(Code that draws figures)
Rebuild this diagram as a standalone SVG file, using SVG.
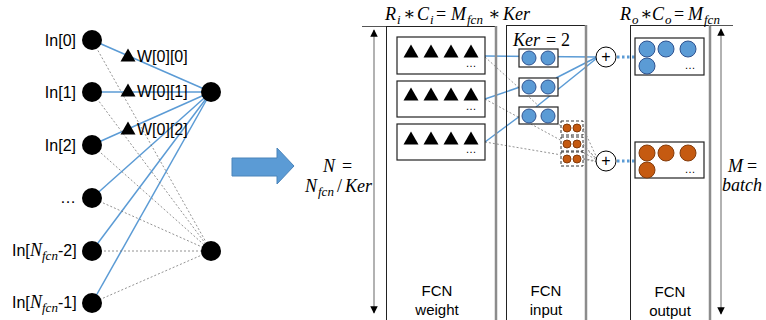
<svg xmlns="http://www.w3.org/2000/svg" xmlns:xlink="http://www.w3.org/1999/xlink" width="766" height="320" viewBox="0 0 766 320">
  <style>
    .lbl { font-family: "Liberation Sans", Arial, sans-serif; font-size: 16px; fill: #000; }
    .cap { font-family: "Liberation Sans", Arial, sans-serif; font-size: 15px; fill: #000; text-anchor: middle; }
    .math { font-family: "Liberation Serif", "DejaVu Serif", serif; font-style: italic; font-size: 18px; fill: #000; }
    .op { font-style: normal; }
    .sub { font-size: 13px; }
    .dots { font-family: "Liberation Sans", Arial, sans-serif; font-size: 11px; fill: #000; text-anchor: middle; }
    .blue { stroke: #5B9BD5; stroke-width: 1.5; fill: none; }
    .gray { stroke: #777; stroke-width: 0.8; stroke-dasharray: 2 2; fill: none; }
    .bdots { stroke: #5B9BD5; stroke-width: 3; stroke-dasharray: 2.5 2.5; fill: none; }
    .node { fill: #000; }
    .bc { fill: #5B9BD5; stroke: #2F528F; stroke-width: 1; }
    .oc { fill: #C55A11; stroke: #843C0C; stroke-width: 1; }
    .box { fill: #fff; stroke: #222; stroke-width: 1.2; }
    .col { fill: none; stroke: #222; stroke-width: 1; }
    .edge { stroke: #8c8c8c; stroke-width: 2.5; }
    .dashbox { fill: #fff; stroke: #333; stroke-width: 1; stroke-dasharray: 3 2; }
    .dim { stroke: #999; stroke-width: 1.5; fill: none; }
    .tick { stroke: #555; stroke-width: 1; }
  </style>
  <defs>
    <polygon id="tri" points="-7.5,6.5 7.5,6.5 0,-6.5" fill="#000"/>
    <marker id="ah" viewBox="0 0 10 10" refX="9" refY="5" markerWidth="5" markerHeight="5" orient="auto-start-reverse">
      <path d="M0,0 L10,5 L0,10 z" fill="#000"/>
    </marker>
  </defs>

  <!-- connectors -->
  <g id="connectors">
    <!-- fully connected layer: solid lines to the first output neuron -->
    <line class="blue" x1="92" y1="40" x2="211" y2="92"/>
    <line class="blue" x1="92" y1="92" x2="211" y2="92"/>
    <line class="blue" x1="92" y1="145" x2="211" y2="92"/>
    <line class="blue" x1="92" y1="198" x2="211" y2="92"/>
    <line class="blue" x1="92" y1="251" x2="211" y2="92"/>
    <line class="blue" x1="92" y1="303" x2="211" y2="92"/>
    <!-- dotted lines to the last output neuron -->
    <line class="gray" x1="92" y1="40" x2="211" y2="251"/>
    <line class="gray" x1="92" y1="92" x2="211" y2="251"/>
    <line class="gray" x1="92" y1="145" x2="211" y2="251"/>
    <line class="gray" x1="92" y1="198" x2="211" y2="251"/>
    <line class="gray" x1="92" y1="251" x2="211" y2="251"/>
    <line class="gray" x1="92" y1="303" x2="211" y2="251"/>

    <!-- weight rows to the first adder -->
    <line class="blue" x1="485" y1="56" x2="596" y2="57"/>
    <line class="blue" x1="485" y1="99" x2="520" y2="87"/>
    <line class="blue" x1="556" y1="78" x2="597" y2="57"/>
    <line class="blue" x1="485" y1="142" x2="520" y2="116"/>
    <line class="blue" x1="536" y1="107" x2="597" y2="58"/>
    <!-- weight rows to the last adder -->
    <line class="gray" x1="485" y1="57" x2="597" y2="159"/>
    <line class="gray" x1="485" y1="99" x2="597" y2="160"/>
    <line class="gray" x1="485" y1="142" x2="597" y2="161"/>
    <line class="gray" x1="583" y1="128" x2="597" y2="158"/>
    <line class="gray" x1="583" y1="144" x2="597" y2="160"/>
    <line class="gray" x1="583" y1="159" x2="597" y2="162"/>
    <!-- adders to output rows -->
    <line class="bdots" x1="617" y1="57" x2="635" y2="57"/>
    <line class="bdots" x1="617" y1="161" x2="635" y2="161"/>
  </g>

  <!-- left: input neurons -->
  <g id="in0"><circle class="node" cx="92" cy="40" r="10"/><text class="lbl" x="76" y="46" text-anchor="end">In[0]</text></g>
  <g id="in1"><circle class="node" cx="92" cy="92" r="10"/><text class="lbl" x="76" y="98" text-anchor="end">In[1]</text></g>
  <g id="in2"><circle class="node" cx="92" cy="145" r="10"/><text class="lbl" x="76" y="151" text-anchor="end">In[2]</text></g>
  <g id="in-more"><circle class="node" cx="92" cy="198" r="10"/><text class="lbl" x="76" y="203" text-anchor="end">…</text></g>
  <g id="in-n2"><circle class="node" cx="92" cy="251" r="10"/>
    <text class="lbl" x="12" y="256">In[</text>
    <text class="math" x="30" y="256">N<tspan class="sub" x="42" dy="4">fcn</tspan></text>
    <text class="lbl" x="58" y="256">-2]</text>
  </g>
  <g id="in-n1"><circle class="node" cx="92" cy="303" r="10"/>
    <text class="lbl" x="12" y="308">In[</text>
    <text class="math" x="30" y="308">N<tspan class="sub" x="42" dy="4">fcn</tspan></text>
    <text class="lbl" x="58" y="308">-1]</text>
  </g>

  <!-- left: weights on the solid edges -->
  <g id="w00"><use xlink:href="#tri" x="128" y="55"/><text class="lbl" x="137" y="62">W[0][0]</text></g>
  <g id="w01"><use xlink:href="#tri" x="128" y="90"/><text class="lbl" x="137" y="97">W[0][1]</text></g>
  <g id="w02"><use xlink:href="#tri" x="128" y="128"/><text class="lbl" x="137" y="135">W[0][2]</text></g>

  <!-- left: output neurons -->
  <g id="out0"><circle class="node" cx="211" cy="92" r="10"/></g>
  <g id="out1"><circle class="node" cx="211" cy="251" r="10"/></g>

  <!-- mapping arrow -->
  <g id="map-arrow">
    <polygon points="232,158 277,158 277,148 294,166 277,184 277,176 232,176" fill="#5B9BD5" stroke="#4A84BA" stroke-width="1"/>
  </g>

  <!-- dimension: N rows -->
  <g id="dim-n">
    <line class="tick" x1="362" y1="26.5" x2="386" y2="26.5"/>
    <line class="dim" x1="374" y1="30" x2="374" y2="313" marker-start="url(#ah)" marker-end="url(#ah)"/>
    <text class="math" x="323" y="172">N</text><text class="math op" x="342" y="172">=</text>
    <text class="math" x="305" y="192">N<tspan class="sub" x="318" dy="4">fcn</tspan><tspan class="op" x="337" dy="-4">/</tspan><tspan x="345">Ker</tspan></text>
  </g>

  <!-- FCN weight column -->
  <g id="fcn-weight">
    <rect class="col" x="386.5" y="26.5" width="110" height="300"/>
    <line class="edge" x1="496" y1="26" x2="496" y2="320"/>
    <text class="math" x="385" y="20">R<tspan class="sub" x="397" dy="4">i</tspan><tspan class="op" x="403" dy="-4">∗</tspan><tspan x="417">C</tspan><tspan class="sub" x="430" dy="4">i</tspan><tspan class="op" x="436" dy="-4">=</tspan><tspan x="451">M</tspan><tspan class="sub" x="467" dy="4">fcn</tspan><tspan class="op" x="488" dy="-4">∗</tspan><tspan x="503">Ker</tspan></text>
    <rect class="box" x="397" y="37" width="88" height="37"/>
    <use xlink:href="#tri" x="411" y="51"/><use xlink:href="#tri" x="431" y="51"/><use xlink:href="#tri" x="451" y="51"/><use xlink:href="#tri" x="471" y="51"/>
    <text class="dots" x="471" y="67">…</text>
    <rect class="box" x="397" y="81" width="88" height="36"/>
    <use xlink:href="#tri" x="411" y="94"/><use xlink:href="#tri" x="431" y="94"/><use xlink:href="#tri" x="451" y="94"/><use xlink:href="#tri" x="471" y="94"/>
    <text class="dots" x="471" y="110">…</text>
    <rect class="box" x="397" y="124" width="88" height="36"/>
    <use xlink:href="#tri" x="411" y="138"/><use xlink:href="#tri" x="431" y="138"/><use xlink:href="#tri" x="451" y="138"/><use xlink:href="#tri" x="471" y="138"/>
    <text class="dots" x="471" y="153">…</text>
    <text class="cap" x="437" y="296">FCN</text>
    <text class="cap" x="437" y="315">weight</text>
  </g>

  <!-- FCN input column -->
  <g id="fcn-input">
    <rect class="col" x="506.5" y="25.5" width="80" height="300"/>
    <line class="edge" x1="586" y1="25" x2="586" y2="320"/>
    <text class="math" x="513" y="46">Ker<tspan class="op" x="546">=</tspan><tspan class="op" x="561">2</tspan></text>
    <rect class="box" x="519" y="49" width="39" height="18"/>
    <circle class="bc" cx="529" cy="58" r="7"/><circle class="bc" cx="548" cy="58" r="7"/>
    <rect class="box" x="519" y="78" width="39" height="18"/>
    <circle class="bc" cx="529" cy="87" r="7"/><circle class="bc" cx="548" cy="87" r="7"/>
    <rect class="box" x="519" y="107" width="39" height="17"/>
    <circle class="bc" cx="529" cy="116" r="7"/><circle class="bc" cx="548" cy="116" r="7"/>
    <rect class="dashbox" x="561" y="121" width="22" height="14"/>
    <circle class="oc" cx="567" cy="128" r="4"/><circle class="oc" cx="577" cy="128" r="4"/>
    <rect class="dashbox" x="561" y="137" width="22" height="14"/>
    <circle class="oc" cx="567" cy="144" r="4"/><circle class="oc" cx="577" cy="144" r="4"/>
    <rect class="dashbox" x="561" y="152" width="22" height="14"/>
    <circle class="oc" cx="567" cy="159" r="4"/><circle class="oc" cx="577" cy="159" r="4"/>
    <text class="cap" x="546" y="296">FCN</text>
    <text class="cap" x="546" y="315">input</text>
  </g>

  <!-- adders -->
  <g id="add0"><circle cx="606" cy="57" r="10" fill="#fff" stroke="#000" stroke-width="1"/><text class="lbl" x="606" y="62" text-anchor="middle" font-size="14">+</text></g>
  <g id="add1"><circle cx="606" cy="161" r="10" fill="#fff" stroke="#000" stroke-width="1"/><text class="lbl" x="606" y="166" text-anchor="middle" font-size="14">+</text></g>

  <!-- FCN output column -->
  <g id="fcn-output">
    <rect class="col" x="630.5" y="25.5" width="80" height="300"/>
    <line class="edge" x1="710" y1="25" x2="710" y2="320"/>
    <text class="math" x="620" y="20">R<tspan class="sub" x="632" dy="4">o</tspan><tspan class="op" x="640" dy="-4">∗</tspan><tspan x="652">C</tspan><tspan class="sub" x="665" dy="4">o</tspan><tspan class="op" x="674" dy="-4">=</tspan><tspan x="688">M</tspan><tspan class="sub" x="704" dy="4">fcn</tspan></text>
    <rect class="box" x="635" y="38" width="69" height="37"/>
    <circle class="bc" cx="647" cy="49" r="8"/><circle class="bc" cx="666" cy="49" r="8"/><circle class="bc" cx="688" cy="49" r="8"/>
    <circle class="bc" cx="647" cy="66" r="8"/>
    <text class="dots" x="690" y="69">…</text>
    <rect class="box" x="635" y="142" width="69" height="36"/>
    <circle class="oc" cx="647" cy="153" r="8"/><circle class="oc" cx="666" cy="153" r="8"/><circle class="oc" cx="688" cy="153" r="8"/>
    <circle class="oc" cx="647" cy="170" r="8"/>
    <text class="dots" x="690" y="173">…</text>
    <text class="cap" x="670" y="297">FCN</text>
    <text class="cap" x="670" y="316">output</text>
  </g>

  <!-- dimension: M = batch -->
  <g id="dim-m">
    <line class="tick" x1="710" y1="25.5" x2="733" y2="25.5"/>
    <line class="dim" x1="721" y1="29" x2="721" y2="314" stroke="#777" marker-start="url(#ah)" marker-end="url(#ah)"/>
    <text class="math" x="728" y="172">M<tspan class="op" x="747">=</tspan></text>
    <text class="math" x="722" y="191">batch</text>
  </g>
</svg>
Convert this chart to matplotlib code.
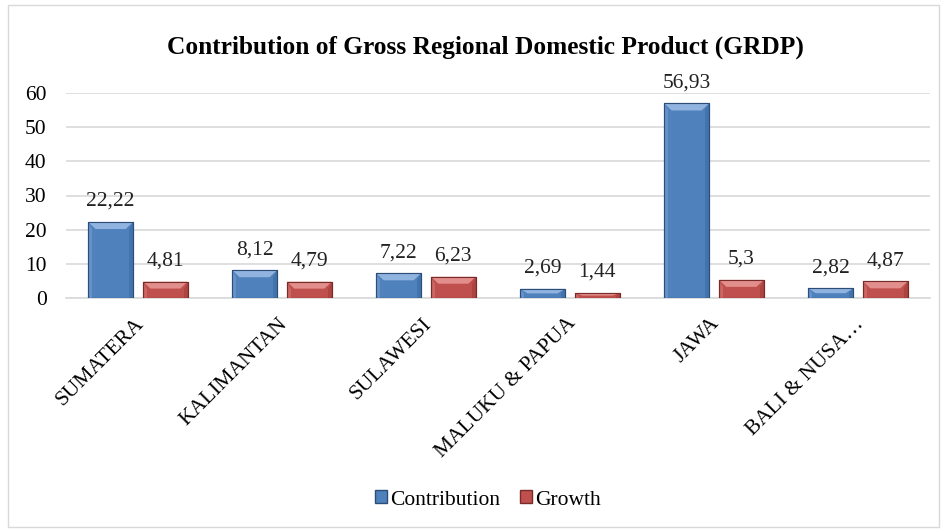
import matplotlib
matplotlib.use("Agg")
import matplotlib.pyplot as plt
import matplotlib.transforms as mtransforms
import numpy as np
from matplotlib.patches import Polygon, Rectangle

categories = ["SUMATERA", "KALIMANTAN", "SULAWESI", "MALUKU & PAPUA", "JAWA", "BALI & NUSA\u2026"]
contribution = [22.22, 8.12, 7.22, 2.69, 56.93, 2.82]
growth = [4.81, 4.79, 6.23, 1.44, 5.3, 4.87]
contribution_labels = ["22,22", "8,12", "7,22", "2,69", "56,93", "2,82"]
growth_labels = ["4,81", "4,79", "6,23", "1,44", "5,3", "4,87"]
yticks = [0, 10, 20, 30, 40, 50, 60]

plt.rcParams['font.family'] = ['Liberation Serif', 'DejaVu Serif']

BLUE = "#4F81BD"
RED = "#C0504D"
FS = 15.5

fig = plt.figure(figsize=(9.47, 5.32), dpi=100)
ax = fig.add_axes([66/947, 1-298/532, (930-66)/947, (298-93)/532])

x = np.arange(len(categories))
w = 0.31
gap = 0.07
b1 = ax.bar(x - (w+gap)/2, contribution, w, color=BLUE, edgecolor="#2C4D75", linewidth=0.8, zorder=3)
b2 = ax.bar(x + (w+gap)/2, growth, w, color=RED, edgecolor="#772C2A", linewidth=0.8, zorder=3)

# bevel effect derived from the bars' geometry
fig.canvas.draw()
def bevel(bars, light, dark):
    inv = ax.transData.inverted()
    for b in bars:
        x0, y0 = b.get_x(), b.get_y()
        bw, bh = b.get_width(), b.get_height()
        p0 = ax.transData.transform((x0, y0))
        px = 7
        dxd = inv.transform((p0[0] + px, p0[1]))[0] - x0
        dyd = y0 - inv.transform((p0[0], p0[1] - px))[1]
        dyd = min(dyd, bh/2)
        dxd2 = min(dxd, bw/2)
        top = Polygon([(x0, y0+bh), (x0+bw, y0+bh), (x0+bw-dxd2, y0+bh-dyd), (x0+dxd2, y0+bh-dyd)],
                      closed=True, facecolor=light, edgecolor='none', zorder=4, alpha=0.85)
        right = Polygon([(x0+bw, y0+bh), (x0+bw, y0), (x0+bw-dxd2*0.5, y0), (x0+bw-dxd2*0.5, y0+bh-dyd)],
                        closed=True, facecolor=dark, edgecolor='none', zorder=4, alpha=0.35)
        left = Polygon([(x0, y0+bh), (x0, y0), (x0+dxd2*0.5, y0), (x0+dxd2*0.5, y0+bh-dyd)],
                       closed=True, facecolor=light, edgecolor='none', zorder=4, alpha=0.3)
        for p in (top, right, left):
            ax.add_patch(p)
        ax.add_patch(Rectangle((x0, y0), bw, bh, facecolor='none', edgecolor=b.get_edgecolor(), linewidth=0.8, zorder=5))

bevel(b1, "#9DBCE6", "#2E5A8E")
bevel(b2, "#E89A98", "#8A2E2B")

for bars, labels in ((b1, contribution_labels), (b2, growth_labels)):
    for b, lab in zip(bars, labels):
        ax.annotate(lab, (b.get_x() + b.get_width()/2, b.get_height()),
                    xytext=(0, 8), textcoords="offset points", ha="center", va="bottom",
                    fontsize=FS, color="#222222", clip_on=False, zorder=6)

ax.set_ylim(0, 60)
ax.set_xlim(-0.5, len(categories) - 0.5)
ax.set_yticks(yticks)
ax.set_yticklabels([str(t) for t in yticks], fontsize=FS)
ax.set_xticks(x)
ax.set_xticklabels(categories, rotation=45, ha="right", rotation_mode="anchor", fontsize=FS)
ax.tick_params(axis='y', length=0, pad=14)
ax.tick_params(axis='x', length=0, pad=6)
offset = mtransforms.ScaledTranslation(-4/100, -8/100, fig.dpi_scale_trans)
for lab in ax.get_xticklabels():
    lab.set_transform(lab.get_transform() + offset)
ax.yaxis.grid(True, color="#D9D9D9", linewidth=1.2, zorder=0)
ax.set_axisbelow(True)
for s in ("top", "right", "left"):
    ax.spines[s].set_visible(False)
ax.spines["bottom"].set_color("#D9D9D9")
ax.spines["bottom"].set_linewidth(1.2)

fig.text(485/947, 1-47/532, "Contribution of Gross Regional Domestic Product (GRDP)",
         ha="center", va="center", fontsize=18.3, fontweight="bold")

handles = [Rectangle((0, 0), 1, 1, facecolor=BLUE, edgecolor="#2C4D75"),
           Rectangle((0, 0), 1, 1, facecolor=RED, edgecolor="#772C2A")]
fig.legend(handles, ["Contribution", "Growth"], loc="center", bbox_to_anchor=(488/947, 1-500/532),
           ncol=2, frameon=False, fontsize=FS, handlelength=0.55, handleheight=0.55,
           handletextpad=0.15, columnspacing=0.9)

fig.patches.append(Rectangle((8/947, 5/532), 1-16/947, 1-10/532, transform=fig.transFigure,
                             fill=False, edgecolor="#D9D9D9", linewidth=1.0))

fig.savefig("out.png", dpi=100)
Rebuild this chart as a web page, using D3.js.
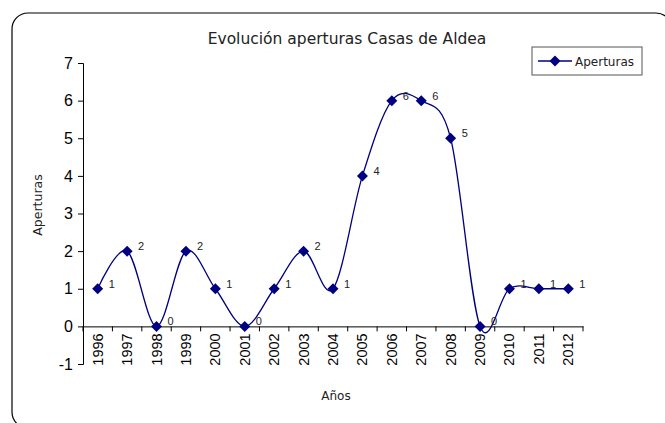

__Task description__: Using the material above, gather every line that includes "chart".

__Exercise response__:
Convert this chart to matplotlib code.
Rebuild this chart as a web page, using D3.js.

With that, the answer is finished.